そう考えた渋沢は、人材を見いだし育成することに力を尽したアチック・ミューゼアムでの研究活動に、「チーム・ワークのハーモニアス・デヴェロープメント」を待望し、新しい人間関係、新しい社会のモデルを求めたのであった。

          諸学の連携と学者への援助

 渋沢はまた、学問が細分化して目標を見失わないように、諸学の連携にも努めた。 民族学協会会長として、人文科学の各学会によびかけ、昭和25年、8学会連合、翌年には9学会連合を実現させ、その会長になった。 9学会とは、社会、人類、考古、宗教、民俗、民族、言語、心理、地理で、のちに考古が脱会して、東洋音楽がこれにかわった。

 渋沢敬三は学問には素人だといつも明言し、自分は道楽に学問をするのだから、学者の仕事を尊重するのだといって、学者の面倒をよく見た。 ことに水産学、農学、医学、民族学、民俗学、理学などの研究者で、渋沢の援助をうけたものはきわめて多かった。 戦時中、左翼的であるとして弾圧を受けていた多くの文化人を、かげになりひなたになってかばったり助けたりしている。 向坂逸郎(さきさかいつろう)は、東大で同級生だった関係もあり、学校を追われて困っていた時、渋沢の援助をうけたことを、『学ぶということ』という著書のなかに書いているという。 渋沢が大蔵大臣だった時、とくに進んで日本学士院の会員に年金を支給し、またその金額の増額を決定したことを、小泉信三が特筆している。

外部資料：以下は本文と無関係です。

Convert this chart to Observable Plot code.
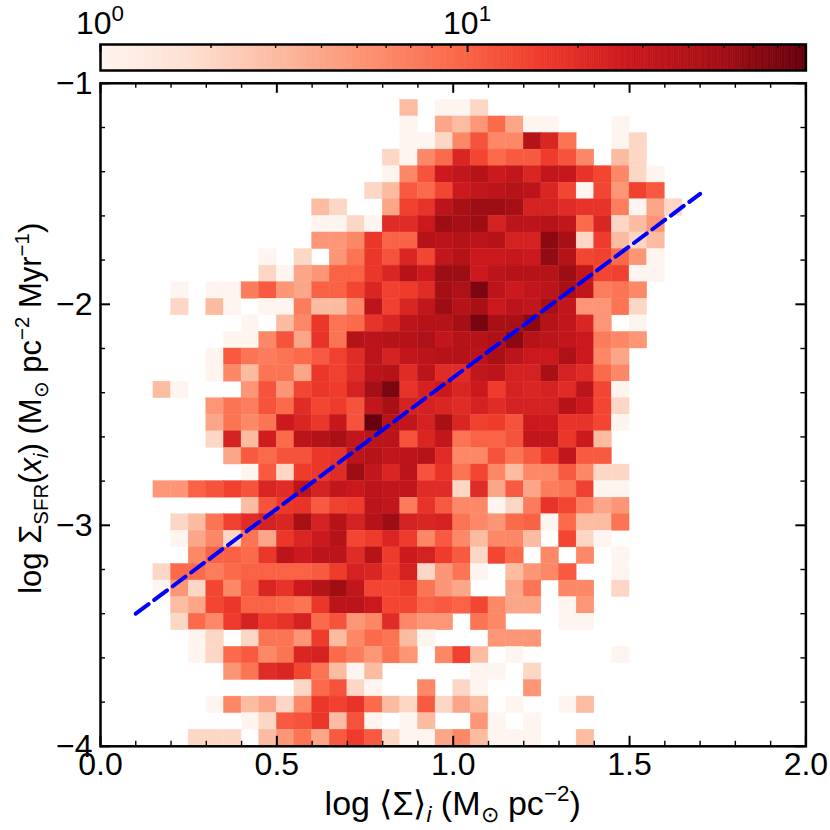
<!DOCTYPE html>
<html><head><meta charset="utf-8">
<script src="https://cdn.jsdelivr.net/npm/d3@7"></script>
<script src="https://cdn.jsdelivr.net/npm/@observablehq/plot@0.6"></script>
<style>
body{margin:0;background:#fff;}
#chart{position:relative;width:830px;height:830px;}
#chart svg{position:absolute;left:0;top:0;}
</style></head><body><div id="chart"></div>
<script>
// ---- data ----
const xBinStart = 0.15, xBinWidth = 0.05;     // first column [0.15,0.20]
const yBinTop = -1.075, yBinHeight = 0.075;   // first row [-1.15,-1.075]
// counts per bin, rows from top (y=-1.075) downward, columns from x=0.15 rightward
const counts = [
[0,0,0,0,0,0,0,0,0,0,0,0,0,0,3,0,1,1,2,0,0,0,0,0,0,0,0,0,0,0],
[0,0,0,0,0,0,0,0,0,0,0,0,0,0,1,0,4,3,5,9,4,1,1,0,0,0,1,0,0,0],
[0,0,0,0,0,0,0,0,0,0,0,0,0,0,1,1,2,6,12,6,6,38,22,8,0,0,1,2,0,0],
[0,0,0,0,0,0,0,0,0,0,0,0,0,2,1,6,9,22,14,9,11,11,16,12,6,0,3,2,0,0],
[0,0,0,0,0,0,0,0,0,0,0,0,0,1,6,12,27,32,38,27,32,22,32,30,18,14,6,2,1,0],
[0,0,0,0,0,0,0,0,0,0,0,0,2,3,11,9,14,27,32,35,38,35,22,14,1,14,5,15,11,0],
[0,0,0,0,0,0,0,0,0,3,2,0,0,4,15,18,35,45,52,52,48,24,24,20,18,18,7,1,4,2],
[0,0,0,0,0,0,0,0,0,1,1,2,1,20,20,28,52,48,52,24,35,35,38,32,9,22,2,3,5,0],
[0,0,0,0,0,0,0,0,0,5,5,6,17,10,10,38,35,38,35,38,24,24,60,45,2,16,3,2,3,0],
[0,0,0,0,0,0,1,0,2,0,5,8,17,12,22,14,32,38,28,28,30,27,57,38,14,15,9,5,1,0],
[0,0,0,0,0,0,2,1,4,5,10,10,17,22,38,27,52,52,27,35,38,38,38,52,32,14,15,1,1,0],
[0,1,0,1,1,7,11,5,4,10,10,14,22,15,16,20,48,42,70,35,27,32,35,45,32,7,8,6,0,0],
[0,2,0,3,1,0,1,1,7,3,3,6,35,15,22,32,52,38,45,28,35,32,45,32,5,5,8,2,0,0],
[0,0,0,0,0,1,0,3,6,17,8,9,18,22,35,38,38,48,72,45,45,60,38,32,22,5,0,1,0,0],
[0,0,0,0,1,1,6,12,4,18,8,38,35,38,38,42,32,38,38,42,60,38,35,32,28,7,6,5,0,0],
[0,0,0,1,11,8,7,8,9,11,15,20,35,24,32,35,38,38,35,45,35,28,28,42,28,6,4,0,0,0],
[0,0,0,1,6,3,8,8,4,17,15,20,35,38,20,35,20,20,32,35,24,24,45,24,20,9,6,0,0,0],
[3,1,0,0,0,5,12,5,14,17,16,24,48,70,18,24,28,22,28,16,24,22,24,20,35,14,1,0,0,0],
[0,0,0,5,8,7,12,9,20,14,16,12,32,45,24,24,22,20,24,20,24,24,24,38,27,14,2,0,0,0],
[0,0,0,4,8,6,8,27,22,17,30,12,83,38,32,24,45,22,15,16,12,28,27,18,18,14,1,0,0,0],
[0,0,0,2,24,3,26,9,35,40,45,32,35,35,12,22,32,8,10,10,12,32,32,17,27,3,0,0,0,0],
[0,0,0,0,4,11,9,12,12,17,18,35,38,32,35,38,20,6,6,12,8,11,17,32,11,11,0,0,0,0],
[0,0,0,0,0,1,11,2,16,17,20,52,32,22,35,12,18,8,14,6,3,6,6,11,6,2,2,0,0,0],
[5,5,10,12,15,12,22,20,35,24,32,28,35,32,32,20,20,2,20,4,11,4,7,8,15,1,1,0,0,0],
[0,0,0,0,0,3,12,17,18,11,15,16,35,32,7,18,11,6,6,1,2,7,18,14,7,4,5,0,0,0],
[0,2,3,8,15,20,24,22,45,24,38,24,38,52,24,22,24,8,6,5,9,10,1,9,3,3,8,0,0,0],
[0,1,4,6,2,8,4,17,22,27,38,14,16,22,16,6,11,6,3,6,6,3,0,14,2,1,0,0,0,0],
[0,0,6,10,10,9,17,35,27,35,35,20,38,16,27,24,16,11,2,14,9,0,6,0,6,0,1,0,0,0],
[2,9,9,7,9,10,10,10,10,11,16,24,22,16,24,2,5,8,1,0,3,5,6,11,0,0,1,0,0,0],
[1,5,2,14,6,11,22,18,27,38,50,32,14,14,16,8,5,4,0,0,4,8,0,6,6,0,2,0,0,0],
[0,3,4,14,17,10,10,9,8,17,35,35,28,14,14,10,11,10,14,6,4,4,0,1,5,0,0,0,0,0],
[0,2,9,6,16,24,16,18,24,9,12,5,6,20,6,5,5,0,8,6,0,0,0,1,1,0,0,0,0,0],
[0,0,1,2,0,2,8,8,5,16,3,6,9,8,3,1,0,0,0,5,5,5,0,0,0,0,0,0,0,0],
[0,0,1,2,9,11,6,8,22,24,9,7,5,8,5,0,6,15,3,0,1,0,0,0,0,0,1,0,0,0],
[0,0,0,0,5,8,20,22,14,8,3,1,3,0,0,0,0,0,1,1,0,2,0,0,0,0,0,0,0,0],
[0,0,0,0,0,0,0,0,2,9,12,2,1,0,0,6,0,2,1,0,0,5,0,0,0,0,0,0,0,0],
[0,0,0,1,6,3,4,2,6,17,15,18,9,3,2,11,2,4,3,0,1,0,0,1,3,0,0,0,0,0],
[0,0,0,0,0,1,2,11,12,17,3,12,1,0,1,3,0,0,5,1,0,1,0,0,0,0,0,0,0,0],
[0,0,2,2,2,0,3,5,8,4,11,16,11,2,1,1,4,6,3,1,1,1,0,0,3,0,0,0,0,0]
];
const countRange = [1, 83.5];
const redsStops = ["#fff5f0","#fee0d2","#fcbba1","#fc9272","#fb6a4a","#ef3b2c","#cb181d","#a50f15","#67000d"];
const fitLine = [{x: 0.1, y: -3.4}, {x: 1.7, y: -1.5}];
const xMajorTicks = [0, 0.5, 1, 1.5, 2];
const xMinorTicks = [0.1,0.2,0.3,0.4,0.6,0.7,0.8,0.9,1.1,1.2,1.3,1.4,1.6,1.7,1.8,1.9];
const yMajorTicks = [-4, -3, -2, -1];
const yMinorTicks = [-3.8,-3.6,-3.4,-3.2,-2.8,-2.6,-2.4,-2.2,-1.8,-1.6,-1.4,-1.2];
const cbMajorTicks = [1, 10];
const cbMinorTicks = [2,3,4,5,6,7,8,9,20,30,40,50,60,70,80];

// ---- layout ----
const W = 830, H = 830;
const mL = 100, mR = 24.6, mT = 82.8, mB = 84.2;
const plotW = W - mL - mR, plotH = H - mT - mB;
const FONT = "'Liberation Sans', Arial, sans-serif";
const FS = 32;
const interp = d3.piecewise(d3.interpolateRgb, redsStops);

const cells = [];
counts.forEach((row, r) => row.forEach((n, c) => {
  if (n > 0) cells.push({
    x1: xBinStart + c * xBinWidth, x2: xBinStart + (c + 1) * xBinWidth,
    y1: yBinTop - (r + 1) * yBinHeight, y2: yBinTop - r * yBinHeight, n
  });
}));

const main = Plot.plot({
  width: W, height: H, marginLeft: mL, marginRight: mR, marginTop: mT, marginBottom: mB,
  style: {fontFamily: FONT, fontSize: FS + "px", background: "transparent", color: "black"},
  x: {domain: [0, 2], label: null},
  y: {domain: [-4, -1], label: null},
  color: {type: "log", domain: countRange, interpolate: interp},
  marks: [
    Plot.rect(cells, {x1: "x1", x2: "x2", y1: "y1", y2: "y2", fill: "n", stroke: "n", strokeWidth: 0.4}),
    Plot.line(fitLine, {x: "x", y: "y", stroke: "#0000ff", strokeWidth: 4, strokeDasharray: "16,7"}),
    Plot.tickX(xMajorTicks, {x: d => d, insetTop: plotH - 10, strokeWidth: 2, stroke: "black"}),
    Plot.tickX(xMajorTicks, {x: d => d, insetBottom: plotH - 10, strokeWidth: 2, stroke: "black"}),
    Plot.tickX(xMinorTicks, {x: d => d, insetTop: plotH - 5, strokeWidth: 1.4, stroke: "black"}),
    Plot.tickX(xMinorTicks, {x: d => d, insetBottom: plotH - 5, strokeWidth: 1.4, stroke: "black"}),
    Plot.tickY(yMajorTicks, {y: d => d, insetRight: plotW - 10, strokeWidth: 2, stroke: "black"}),
    Plot.tickY(yMajorTicks, {y: d => d, insetLeft: plotW - 10, strokeWidth: 2, stroke: "black"}),
    Plot.tickY(yMinorTicks, {y: d => d, insetRight: plotW - 5, strokeWidth: 1.4, stroke: "black"}),
    Plot.tickY(yMinorTicks, {y: d => d, insetLeft: plotW - 5, strokeWidth: 1.4, stroke: "black"}),
    Plot.frame({stroke: "black", strokeWidth: 2.5}),
    Plot.axisX(xMajorTicks, {tickSize: 0, tickPadding: 6, tickFormat: d3.format(".1f"), label: null, fontSize: FS}),
    Plot.axisY(yMajorTicks, {tickSize: 0, tickPadding: 8, tickFormat: d => "\u2212" + Math.abs(d), label: null, fontSize: FS})
  ]
});

// colorbar
const cbTop = 44, cbBottom = 70, cbHeight = 80;
const lmax = Math.log10(countRange[1]);
const rampN = 300;
const ramp = d3.range(rampN).map(i => ({
  a: Math.pow(10, lmax * i / rampN), b: Math.pow(10, lmax * (i + 1) / rampN),
  v: Math.pow(10, lmax * (i + 0.5) / rampN)
}));
const cbh = cbBottom - cbTop;
const cb = Plot.plot({
  width: W, height: cbHeight, marginLeft: mL, marginRight: mR, marginTop: cbTop, marginBottom: cbHeight - cbBottom,
  style: {background: "transparent"},
  x: {type: "log", domain: countRange, axis: null},
  y: {domain: [0, 1], axis: null},
  color: {type: "log", domain: countRange, interpolate: interp},
  marks: [
    Plot.rect(ramp, {x1: "a", x2: "b", y1: 0, y2: 1, fill: "v", stroke: "v", strokeWidth: 0.6}),
    Plot.tickX(cbMajorTicks, {x: d => d, insetBottom: cbh - 8, strokeWidth: 2, stroke: "black"}),
    Plot.tickX(cbMinorTicks, {x: d => d, insetBottom: cbh - 4, strokeWidth: 1.4, stroke: "black"}),
    Plot.frame({stroke: "black", strokeWidth: 2.5})
  ]
});

const root = document.getElementById("chart");
root.appendChild(main);
root.appendChild(cb);

// colorbar tick labels (10^n)
const cbx = cb.scale("x");
const cbs = d3.select(cb);
cbMajorTicks.forEach(v => {
  const t = cbs.append("text").attr("x", cbx.apply(v)).attr("y", 34)
    .attr("text-anchor", "middle").attr("font-family", FONT).attr("font-size", FS).attr("fill", "black");
  t.append("tspan").text("10");
  t.append("tspan").text(String(Math.round(Math.log10(v)))).attr("font-size", FS * 0.7).attr("dy", -FS * 0.42);
});

// axis titles with sub/superscripts
function rich(textSel, parts, fs) {
  let shift = 0;
  parts.forEach(([t, mode]) => {
    const ts = textSel.append("tspan").text(t);
    const small = mode.includes("sub") || mode.includes("sup");
    const target = mode.includes("sub") ? fs * 0.22 : mode.includes("sup") ? -fs * 0.4 : 0;
    ts.attr("dy", target - shift);
    shift = target;
    if (small) ts.attr("font-size", fs * 0.66);
    if (mode.includes("it")) ts.attr("font-style", "italic");
  });
}
const ms = d3.select(main);
const xs = main.scale("x"), ys = main.scale("y");
const XFS = 34, YFS = 31;
const xl = ms.append("text").attr("x", (xs.apply(0) + xs.apply(2)) / 2).attr("y", 815)
  .attr("text-anchor", "middle").attr("font-family", FONT).attr("font-size", XFS).attr("fill", "black");
rich(xl, [["log \u27e8\u03a3\u27e9", ""], ["i", "subit"], [" (M", ""], ["\u2299", "sub"], [" pc", ""], ["\u22122", "sup"], [")", ""]], XFS);
const yc = (ys.apply(-1) + ys.apply(-4)) / 2 - 6;
const yl = ms.append("text").attr("transform", `translate(41,${yc}) rotate(-90)`)
  .attr("text-anchor", "middle").attr("font-family", FONT).attr("font-size", YFS).attr("fill", "black");
rich(yl, [["log \u03a3", ""], ["SFR", "sub"], ["(", ""], ["x", "it"], ["i", "subit"], [") (M", ""], ["\u2299", "sub"], [" pc", ""], ["\u22122", "sup"], [" Myr", ""], ["\u22121", "sup"], [")", ""]], YFS);
</script></body></html>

          人をつくり、博士をつくり、書物をつくる

 亡くなった渋沢に代って、『日本常民生活絵引』の前がきを、研究グループ「絵巻の会」を代表して書いた有賀喜左衛門は、「絵巻の会」の仕事が渋沢を中心とした同志的結合によって固められていたこと、その芯には学問的で、話ずきで、あけっぴろげな、明るい教養人としての渋沢の持つ無限の人間的魅力があったことを記している。

 『世界伝記大事典』(ほるぷ出版)の「渋沢敬三」の項の末尾に、宮本常一は、渋沢が「多くの人々を結びつける不思議な才能を持っていた」ことを、特に記している。

 『日本常民生活絵引』の序で、長男雅英は「父の仕事は地味であったが、その底には日本の学問や文化の体質を根本的に変えようとする広汎で不退転の企図があった。 祖父青淵の伝統をうけて、父もまた勇敢な開拓の人であった。 『人をつくり、博士をつくり、書物をつくり、日本の文運の片すみではあっても、またそれがはなばなしいものではなくても、少なくともまがいものでない文化の一部を築いたつもりである』と父は遺言の中で述べている。 父の仕事はこれからも、いのちをもってこの国の文運の中で更に生長してゆくにちがいない」といっている。